Volume of Solids of Revolution
Integration is used to calculate the volume of three-dimensional solids.
When a curve is rotated around an axis, it forms a solid of revolution.
Disk Method
Volume formula:
V = π ∫ₐᵇ [f(x)]² dx
Example:
Rotate y = x around the x-axis from 0 to 2.
Volume:
π ∫₀² x² dx
= π(8/3)
Washer Method
Used when there is a hollow region between curves.
These techniques help calculate volumes of complex shapes.
Length of a Curve
Integration can determine the length of curved lines.
The arc length formula for a function y = f(x) is:
L = ∫ₐᵇ √(1 + (dy/dx)²) dx
Example:
If
y = x²
Then:
dy/dx = 2x
Substitute into the formula to calculate the length.
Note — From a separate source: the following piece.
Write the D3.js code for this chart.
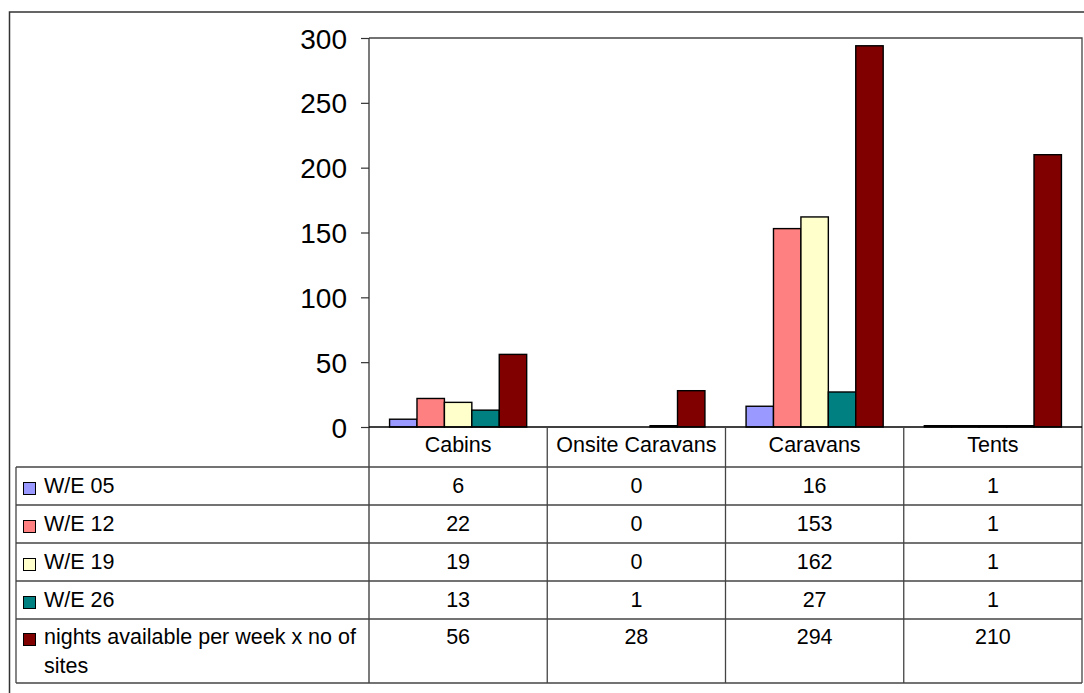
<!DOCTYPE html>
<html><head><meta charset="utf-8">
<script src="https://cdn.jsdelivr.net/npm/d3@7"></script>
<style>body{margin:0;background:#fff}svg{display:block}text{font-family:"Liberation Sans",Arial,sans-serif;fill:#000}</style>
</head><body>
<svg id="c" width="1084" height="693"></svg>
<script>
const categories = ["Cabins", "Onsite Caravans", "Caravans", "Tents"];
const seriesNames = ["W/E 05", "W/E 12", "W/E 19", "W/E 26", "nights available per week x no of sites"];
const we05 = [6, 0, 16, 1];
const we12 = [22, 0, 153, 1];
const we19 = [19, 0, 162, 1];
const we26 = [13, 1, 27, 1];
const nights = [56, 28, 294, 210];
const yTicks = [0, 50, 100, 150, 200, 250, 300];
const colors = ["#9999FF", "#FF8080", "#FFFFCC", "#008080", "#800000"];

(function () {
const series = [we05, we12, we19, we26, nights];
const svg = d3.select("#c");
const fs = 21.5;

const plotLeft = 369, plotRight = 1082, plotTop = 38, zeroY = 427;
const tableLeft = 16, tableBottom = 683;
const headerBottom = 467;
const rowLines = [467, 505, 543, 581, 619, 683];

const x0 = d3.scaleBand().domain(categories).range([plotLeft, plotRight]).padding(0);
const x1 = d3.scaleBand().domain(d3.range(series.length)).range([0, x0.bandwidth()]).paddingInner(0).paddingOuter(0.75);
const y = d3.scaleLinear().domain([0, 300]).range([zeroY, plotTop]);

// outer frame
svg.append("rect").attr("x", 9.5).attr("y", 12).attr("width", 1200).attr("height", 800)
  .attr("fill", "none").attr("stroke", "#333").attr("stroke-width", 1.5);

// plot area border (top & right)
svg.append("path").attr("d", `M${plotLeft},${plotTop}H${plotRight}V${tableBottom}`)
  .attr("fill", "none").attr("stroke", "#444").attr("stroke-width", 1.3);

// bars
const g = svg.append("g");
categories.forEach((c, ci) => {
  series.forEach((s, si) => {
    const v = s[ci];
    if (v <= 0) return;
    g.append("rect")
      .attr("x", x0(c) + x1(si))
      .attr("y", y(v))
      .attr("width", x1.bandwidth())
      .attr("height", zeroY - y(v))
      .attr("fill", colors[si])
      .attr("stroke", "#000").attr("stroke-width", 1.4);
  });
});

// y axis
const yAxis = d3.axisLeft(y).tickValues(yTicks).tickSize(8).tickPadding(14);
const ga = svg.append("g").attr("transform", `translate(${plotLeft},0)`).call(yAxis);
ga.select(".domain").remove();
ga.selectAll(".tick line").attr("stroke", "#333").attr("stroke-width", 1.2);
ga.selectAll(".tick text").attr("font-size", 28).attr("font-family", "Liberation Sans, Arial, sans-serif").attr("fill", "#000").attr("dy", "0.36em");
svg.append("line").attr("x1", plotLeft).attr("x2", plotLeft).attr("y1", plotTop).attr("y2", tableBottom)
  .attr("stroke", "#333").attr("stroke-width", 1.3);

// table lines
const lines = svg.append("g").attr("stroke", "#444").attr("stroke-width", 1.3);
lines.append("line").attr("x1", plotLeft).attr("x2", plotRight).attr("y1", zeroY).attr("y2", zeroY).attr("stroke", "#000");
rowLines.forEach(ry => lines.append("line").attr("x1", tableLeft).attr("x2", plotRight).attr("y1", ry).attr("y2", ry));
lines.append("line").attr("x1", tableLeft).attr("x2", tableLeft).attr("y1", headerBottom).attr("y2", tableBottom);
categories.forEach((c, i) => {
  if (i === 0) return;
  lines.append("line").attr("x1", x0(c)).attr("x2", x0(c)).attr("y1", zeroY).attr("y2", tableBottom);
});

// header labels
categories.forEach(c => {
  svg.append("text").attr("x", x0(c) + x0.bandwidth() / 2).attr("y", 452)
    .attr("text-anchor", "middle").attr("font-size", fs).text(c);
});

// rows
const rowBaselines = [493, 531, 569, 607, 644];
series.forEach((s, si) => {
  const by = rowBaselines[si];
  svg.append("rect").attr("x", 23.5).attr("y", by - 10.5).attr("width", 12).attr("height", 12)
    .attr("fill", colors[si]).attr("stroke", "#000").attr("stroke-width", 1);
  const t = svg.append("text").attr("x", 44).attr("y", by).attr("font-size", fs);
  if (si === series.length - 1) {
    t.append("tspan").attr("x", 44).text("nights available per week x no of");
    t.append("tspan").attr("x", 44).attr("dy", 29).text("sites");
  } else {
    t.text(seriesNames[si]);
  }
  categories.forEach((c, ci) => {
    svg.append("text").attr("x", x0(c) + x0.bandwidth() / 2).attr("y", by)
      .attr("text-anchor", "middle").attr("font-size", fs).text(s[ci]);
  });
});
})();
</script>
</body></html>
Arc length calculations are important in engineering, physics, and computer graphics.
Surface Area of Solids
Integration is also used to find the surface area of solids of revolution.
Formula:
Surface Area = 2π ∫ₐᵇ f(x) √(1 + (f′(x))²) dx
This formula calculates the surface formed when a curve is rotated around an axis.
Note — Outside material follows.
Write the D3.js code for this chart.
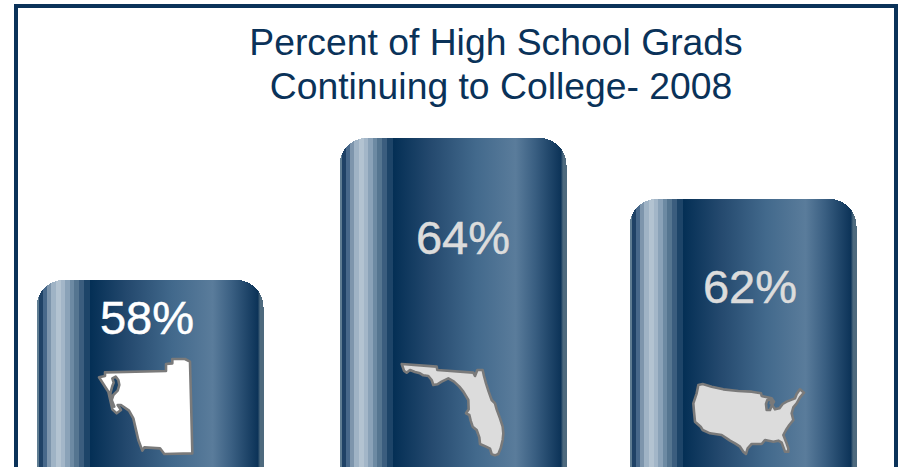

Such calculations are useful in designing containers, pipes, and mechanical components.
Work Done by a Variable Force
Integration is used in physics to calculate work done by variable forces.
Work is defined as:
W = ∫ F(x) dx
Example:
For a spring:
F = kx
Work required to stretch the spring:
W = ∫ kx dx
= (kx²)/2
Integration helps analyze mechanical systems and energy transfer.
Average Value of a Function
Integration can determine the average value of a function over an interval.
Formula:
Average value = (1/(b − a)) ∫ₐᵇ f(x) dx
Example:
For
f(x) = x²
on [0,2]:
Average value:
(1/2) ∫₀² x² dx
= 4/3
This concept is useful in statistics, physics, and economics.
Applications in Physics
Integration plays a major role in physics.
Examples include:
- calculating displacement from velocity
- determining electric charge
- finding fluid pressure
- analyzing energy systems
For example:
If velocity is known as a function of time:
v(t)
Then displacement is:
∫ v(t) dt
Applications in Economics
Integration is widely used in economics.
Examples include:
- consumer surplus
- producer surplus
- total revenue
- accumulated cost
Consumer surplus is calculated as the area between the demand curve and market price.
These calculations help economists analyze market behavior.
Importance of Applications of Integration
Applications of integration demonstrate the power of calculus in solving real-world problems.
They allow mathematicians and scientists to calculate quantities that accumulate continuously, such as area, volume, work, and energy.
Integration provides essential tools for modeling physical systems, designing engineering structures, and analyzing economic data.
Because of its broad applicability, integration remains a key concept in mathematics and science.
Conclusion
Integration is a fundamental operation in calculus that focuses on accumulation and total quantities. The applications of integration include finding areas under curves, areas between curves, volumes of solids, arc lengths, surface areas, work done by variable forces, and many other quantities.
These applications play a crucial role in mathematics, physics, engineering, economics, and other scientific fields. Integration helps describe continuous processes and provides precise solutions to complex problems.
Understanding the applications of integration allows students and researchers to connect mathematical theory with real-world situations. Mastering these concepts provides a deeper understanding of calculus and its importance in modern science and technology.